As far as the RAID arrays go, it depends on how important your data is, as somebody else said, it provides insurance only against disk failure, not against user error. if you accidentally delete an important file, or get a virus, RAIDs can be a far bigger pain to get data off of, especially a striped array (0,5) because you can't just yank the drive and pull your data off. From what I know if it's a mirrored drive with no parity (1) you can just pull the drive and put that in an external enclosure to get data off. Another thing is if there's a flood/fire/natural disaster and your computer is destroyed, then you're still out in the cold, even if you're using a RAID 5 and more than one drive fails.

RAID arrays are nice but they're a heck of a lot more work, and if you're looking at it as a way to prevent data loss, it's not a sure thing.

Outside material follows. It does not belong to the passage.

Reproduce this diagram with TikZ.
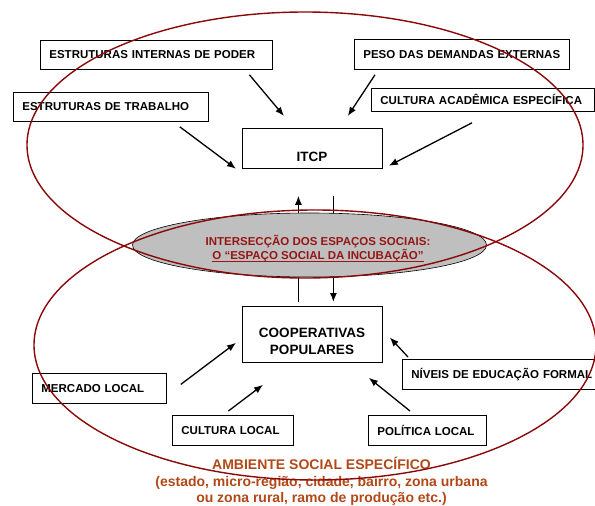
\documentclass[tikz,border=0pt]{standalone}
\usepackage{fontspec}
\setmainfont{Liberation Sans}
\usetikzlibrary{shapes.geometric,arrows.meta}
\definecolor{vinho}{RGB}{139,8,8}
\definecolor{vinhotexto}{RGB}{150,22,22}
\definecolor{ferrugem}{RGB}{178,72,24}
\newcommand{\sublinha}[1]{\setbox0\hbox{#1}\rlap{\rule[-2.6pt]{\wd0}{1.1pt}}\box0}
\begin{document}
\begin{tikzpicture}[x=1pt, y=-1pt,
    caixa/.style={draw, line width=0.8pt, anchor=north west, inner xsep=9pt, inner ysep=0pt,
      align=left, font=\fontsize{11.5}{13}\selectfont\bfseries},
    rotulo/.style={align=center, font=\fontsize{13.5}{17}\selectfont\bfseries},
    seta/.style={-{Latex[length=9pt,width=7pt]}, line width=1.3pt}]
  \useasboundingbox (0,0) rectangle (595,506);

  % Caixas do espaco da ITCP
  \node[caixa, minimum height=29pt, text width=214pt] (poder) at (40,40) {ESTRUTURAS INTERNAS DE PODER};
  \node[caixa, minimum height=29pt, text width=177pt] (trabalho) at (13,92) {ESTRUTURAS DE TRABALHO};
  \node[caixa, minimum height=30pt, text width=197pt] (peso) at (354,39) {PESO DAS DEMANDAS EXTERNAS};
  \node[caixa, minimum height=23pt, text width=205pt] (academica) at (371,88) {CULTURA ACADÊMICA ESPECÍFICA};
  \node[caixa, minimum height=40pt, text width=122pt] (itcp) at (242,128) {};
  \node[rotulo] (itcptexto) at (312,157) {ITCP};

  % Caixas do ambiente das cooperativas
  \node[caixa, minimum height=56pt, text width=122pt] (coop) at (242,306) {};
  \node[rotulo] (cooptexto) at (312,341.5) {COOPERATIVAS\\POPULARES};
  \node[caixa, minimum height=30pt, text width=116pt] (mercado) at (32,373) {MERCADO LOCAL};
  \node[caixa, minimum height=30pt, text width=103pt] (culturalocal) at (172,415) {CULTURA LOCAL};
  \node[caixa, minimum height=30pt, text width=190pt] (educacao) at (402,359) {NÍVEIS DE EDUCAÇÃO FORMAL};
  \node[caixa, minimum height=30pt, text width=100pt] (politica) at (368,415) {POLÍTICA LOCAL};
  \node[align=center, text=ferrugem, font=\fontsize{14}{16.5}\selectfont\bfseries] (ambiente) at (321.5,481.5)
    {AMBIENTE SOCIAL ESPECÍFICO\\(estado, micro-região, cidade, bairro, zona urbana\\ou zona rural, ramo de produção etc.)};

  % Setas
  \draw[seta] ([xshift=93pt,yshift=-5pt]poder.south) -- ([xshift=42pt,yshift=12pt]itcp.north west);
  \draw[seta] ([xshift=-29pt,yshift=-5pt]trabalho.south east) -- ([xshift=-6pt]itcp.south west);
  \draw[seta] ([xshift=21pt,yshift=-5pt]peso.south west) -- ([xshift=-35pt,yshift=12pt]itcp.north east);
  \draw[seta] ([xshift=101pt,yshift=-11pt]academica.south west) -- ([xshift=6pt,yshift=3pt]itcp.south east);
  \draw[seta] ([xshift=-14pt,yshift=4pt]coop.north) -- ([xshift=-14pt,yshift=-27pt]itcp.south);
  \draw[seta] ([xshift=21pt,yshift=-27pt]itcp.south) -- ([xshift=21pt,yshift=4pt]coop.north);
  \draw[seta] ([xshift=14pt,yshift=4pt]mercado.east) -- ([xshift=-6pt,yshift=20pt]coop.south west);
  \draw[seta] ([xshift=-4.5pt,yshift=4pt]culturalocal.north) -- ([xshift=21pt,yshift=-22pt]coop.south west);
  \draw[seta] ([xshift=6pt,yshift=2pt]educacao.north west) -- ([xshift=7pt,yshift=-3pt]coop.east);
  \draw[seta] ([xshift=42pt,yshift=4pt]politica.north west) -- ([xshift=-14pt,yshift=-15pt]coop.south east);

  % Intersecao
  \node[ellipse, draw, line width=0.6pt, fill=gray!50, minimum width=354pt, minimum height=64pt] (intersecao) at (309.5,245) {};
  \node[align=center, text=vinhotexto, font=\fontsize{11.5}{14}\selectfont\bfseries] (intersecaotexto) at (318,249)
    {INTERSECÇÃO DOS ESPAÇOS SOCIAIS:\\\sublinha{O “ESPAÇO SOCIAL DA INCUBAÇÃO”}};

  % Espacos sociais
  \draw[vinho, line width=1.4pt] (305,145) ellipse [x radius=278pt, y radius=133pt];
  \draw[vinho, line width=1.4pt] (315,345) ellipse [x radius=281pt, y radius=135pt];
\end{tikzpicture}
\end{document}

With that being said with hard drives being as cheap as they are if you don't mind the extra work and possible annoyances during recovery if other hardware fails (if your mobo goes you either have to set up the array on another computer or get a fairly expensive external hard drive raid enclosure, can be around $150.) I hadn't heard that RAID 5 uses CPU but it definetly makes sense and turns out to be true, If you're backing up anyways you might want to just RAID 0 it and if something goes then pull from your backup and re-install, but if you hit a snag there are certainly scenarios that are going to be a big issue either way.